Initially, there were three main options under consideration:
- Relational Database (PostgreSQL)
- Document Store (MongoDB)
- Graph Database (Neo4j)
Evaluation
PostgreSQL (Relational Database)
Pros
- Well-suited for structured data with clear relationships (users, sets, questions, answers).
- Excellent support for multilingual content using
jsonbfields to store translations. - Easy to query sequential story elements with simple ordering (
ORDER BY position). - Mature ecosystem, strong support for transactions, and well-known tooling.
- Flexible: can handle relational data and semi-structured data (JSONB) in one system.
- Easier to generate statistics (progress, completion rates, user activity) compared to Neo4j.
Cons
- Handling highly dynamic schemas (many question types with varying properties) can require careful design.
- Relationships (like friends, user progress graphs) are less "visual" than in Neo4j.
MongoDB (Document Store)
Pros
- Flexible schema, easy to add new question/answer formats.
- JSON-like storage makes multilingual content straightforward.
Cons
- Complex relations (e.g., users, stories, sets of questions) become harder to manage.
- More difficult to perform complex joins and statistics.
- Would likely require embedding or duplicating data, which complicates consistency.
Neo4j (Graph Database)
Pros
- Naturally models relationships (user friendships, answered questions, story progression).
- Intuitive for traversing non-linear stories or complex quiz graphs.
- Queries for connected data can be more elegant.
Cons
- Adds complexity since the project does not require branching stories (all stories are linear).
- Statistics and aggregations are harder compared to SQL.
- Migration of JSONB-based multilingual content is less straightforward.

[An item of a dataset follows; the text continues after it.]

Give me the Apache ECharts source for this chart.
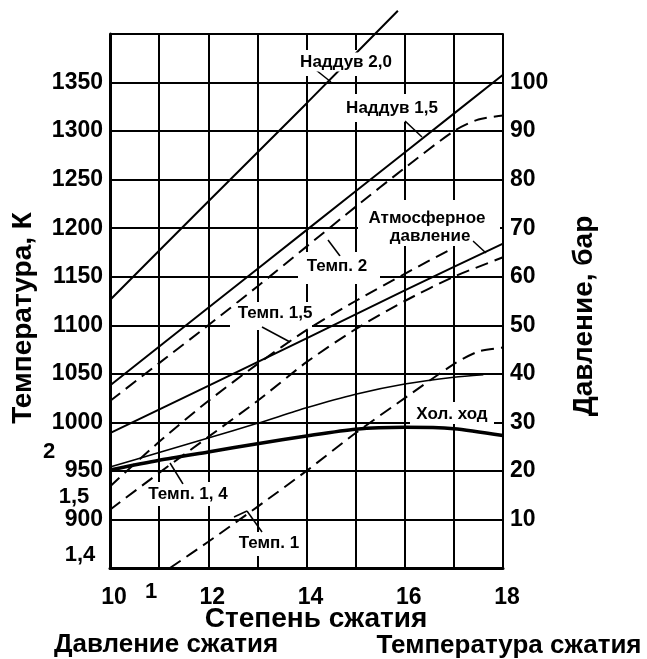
<!DOCTYPE html>
<html>
<head>
<meta charset="utf-8">
<script src="https://cdn.jsdelivr.net/npm/echarts@6/dist/echarts.min.js"></script>
<style>
  html, body { margin: 0; background: #fff; }
  #chart { width: 647px; height: 659px; }
</style>
</head>
<body>
<div id="chart"></div>
<script>
// степень сжатия (x) -> давление, бар (сплошные) / температура, К (пунктир)
const boost20X = [10, 12, 14, 15.86];
const boost20P = [55.2, 75.5, 95.7, 114.8];

const boost15X = [10, 12, 14, 16, 18, 18.37];
const boost15P = [37.6, 53.6, 69.6, 85.6, 101.6, 104.6];

const atmX = [10, 12, 14, 16, 18, 18.27];
const atmP = [27.8, 37.5, 47.3, 57.2, 66.8, 68.1];

const thinX = [10, 11, 12, 13, 14, 15, 16, 17, 17.6];
const thinP = [20.8, 23.8, 26.8, 29.8, 33.0, 35.8, 37.9, 39.3, 39.8];

const idleX = [10, 11, 12, 13, 14, 15, 16, 17, 18];
const idleP = [20.2, 22.2, 23.9, 25.6, 27.2, 28.6, 29.0, 28.7, 27.3];

const temp2X = [10, 11, 12, 13, 14, 15, 16, 17, 17.5, 18];
const temp2T = [1022, 1061, 1100, 1140, 1181, 1222, 1262, 1300, 1312, 1316];

const temp15X = [10, 11, 12, 13, 14, 15, 16, 17];
const temp15T = [934, 980, 1022, 1060, 1095, 1125, 1153, 1180];

const temp14X = [10, 11, 12, 13, 14, 15, 16, 17, 18];
const temp14T = [910, 948, 985, 1022, 1062, 1096, 1125, 1150, 1170];

const temp1X = [11.22, 12, 13, 14, 15, 16, 17, 17.5, 18];
const temp1T = [850, 877, 913, 950, 989, 1025, 1060, 1073, 1077];

const FONT = '"Liberation Sans", Arial, sans-serif';
const pairs = (xs, ys) => xs.map((x, i) => [x, ys[i]]);

function line(name, xs, ys, axis, dashed, width) {
  return {
    name,
    type: 'line',
    yAxisIndex: axis,
    data: pairs(xs, ys),
    symbol: 'none',
    smooth: 0.25,
    clip: false,
    silent: true,
    lineStyle: { color: '#000', width: width || 2, type: dashed ? [13, 7] : 'solid' },
  };
}

function label(text, x, y, size, rot) {
  return {
    type: 'text', x, y, z: 100, rotation: rot || 0,
    style: {
      text, font: `bold ${size}px ${FONT}`, fill: '#000',
      align: 'center', verticalAlign: 'middle',
      textAlign: 'center', textVerticalAlign: 'middle',
    },
  };
}

function tag(text, x, y) {
  const t = label(text, x, y, 17);
  t.style.backgroundColor = '#fff';
  t.style.padding = [1, 2];
  return t;
}

// white box under a label that breaks the grid, as in the drawing
function gap(x, y, width, height) {
  return { type: 'rect', z: 1, shape: { x, y, width, height }, style: { fill: '#fff' } };
}

function leader(x1, y1, x2, y2) {
  return { type: 'line', z: 100, shape: { x1, y1, x2, y2 }, style: { stroke: '#000', lineWidth: 1.5 } };
}

const tickLabel = { color: '#000', fontSize: 23, fontWeight: 'bold', fontFamily: FONT };

const chart = echarts.init(document.getElementById('chart'));
chart.setOption({
  animation: false,
  backgroundColor: '#fff',
  grid: { left: 110, top: 34, width: 393, height: 534, outerBoundsMode: 'none' },
  xAxis: {
    type: 'value', min: 10, max: 18, interval: 1,
    axisLine: { show: true, lineStyle: { color: '#000', width: 3 } },
    axisTick: { show: false },
    splitLine: { show: true, lineStyle: { color: '#000', width: 2 } },
    axisLabel: Object.assign({
      formatter: (v) => (v % 2 === 0 ? String(v) : ''),
      margin: 18, padding: [0, 0, 0, 8],
    }, tickLabel),
  },
  yAxis: [
    {
      type: 'value', position: 'left', min: 850, max: 1400, interval: 50,
      axisLine: { show: true, lineStyle: { color: '#000', width: 3 } },
      axisTick: { show: false },
      splitLine: { show: true, lineStyle: { color: '#000', width: 2 } },
      axisLabel: Object.assign({
        formatter: (v) => (v === 850 || v === 1400 ? '' : String(v)),
        margin: 7,
      }, tickLabel),
    },
    {
      type: 'value', position: 'right', min: 0, max: 110, interval: 10,
      axisLine: { show: true, lineStyle: { color: '#000', width: 2 } },
      axisTick: { show: false },
      splitLine: { show: false },
      axisLabel: Object.assign({
        formatter: (v) => (v === 0 || v === 110 ? '' : String(v)),
        margin: 7,
      }, tickLabel),
    },
  ],
  series: [
    line('Наддув 2,0', boost20X, boost20P, 1, false, 2),
    line('Наддув 1,5', boost15X, boost15P, 1, false, 2),
    line('Атмосферное давление', atmX, atmP, 1, false, 2),
    line('Давление', thinX, thinP, 1, false, 1.6),
    line('Хол. ход', idleX, idleP, 1, false, 3.5),
    line('Темп. 2', temp2X, temp2T, 0, true, 2),
    line('Темп. 1,5', temp15X, temp15T, 0, true, 2),
    line('Темп. 1, 4', temp14X, temp14T, 0, true, 2),
    line('Темп. 1', temp1X, temp1T, 0, true, 2),
  ],
  graphic: [
    gap(296, 50, 100, 26),
    gap(342, 94, 98, 28),
    gap(358, 200, 142, 46),
    gap(298, 252, 82, 32),
    gap(230, 302, 82, 28),
    gap(145, 482, 87, 24),
    gap(236, 532, 66, 24),
    gap(410, 402, 84, 22),

    label('Температура, К', 23, 318, 28, Math.PI / 2),
    label('Давление, бар', 584, 316, 28, Math.PI / 2),
    label('Степень сжатия', 316, 619, 28),
    label('Давление сжатия', 166, 645, 26),
    label('Температура сжатия', 509, 646, 26),
    label('2', 49, 452, 22),
    label('1,5', 74, 497, 22),
    label('1,4', 80, 555, 22),
    label('1', 151, 592, 22),

    leader(316, 70, 331, 82),
    leader(405, 121, 422, 137),
    leader(473, 241, 486, 253),
    leader(328, 240, 340, 256),
    leader(262, 327, 290, 342),
    leader(170, 463, 183, 484),
    leader(262, 532, 247, 511),
    leader(247, 511, 234, 517),

    tag('Наддув 2,0', 346, 62),
    tag('Наддув 1,5', 392, 108),
    tag('Атмосферное', 427, 218),
    tag('давление', 430, 236),
    tag('Темп. 2', 337, 266),
    tag('Темп. 1,5', 275, 313),
    tag('Темп. 1, 4', 188, 494),
    tag('Темп. 1', 269, 543),
    tag('Хол. ход', 452, 414),
  ],
});
</script>
</body>
</html>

- Smaller ecosystem compared to Postgres, fewer developers familiar with Cypher than SQL.
Decision
We decided to use PostgreSQL as the primary database.
The reasoning:
- Stories are linear, so sequential content can be modeled with an ordered list in SQL.
- Quizzes and Sets are well-structured and map naturally to relational tables.
- User progress and statistics are easier to calculate in SQL.
- Multilingual content can be handled with
jsonb, while also allowing sets and stories to declare their available languages for filtering. - PostgreSQL provides the flexibility to adapt if question formats evolve, without losing the advantages of relational integrity.
Neo4j was strongly considered, but its advantages would only be significant if stories became non-linear (branching narratives) or if relationship-heavy queries dominated the use cases.
MongoDB was dismissed due to weaker relational capabilities and potential consistency issues.
Consequences
- The schema will follow relational best practices (e.g., separate tables for
questions,answers,sets,stories,progress). - JSONB fields will be used for multilingual text and flexible properties.
- If in the future non-linear stories or more complex relationships are introduced, a migration path to Neo4j remains possible (SQL data is easier to map to a graph than the reverse).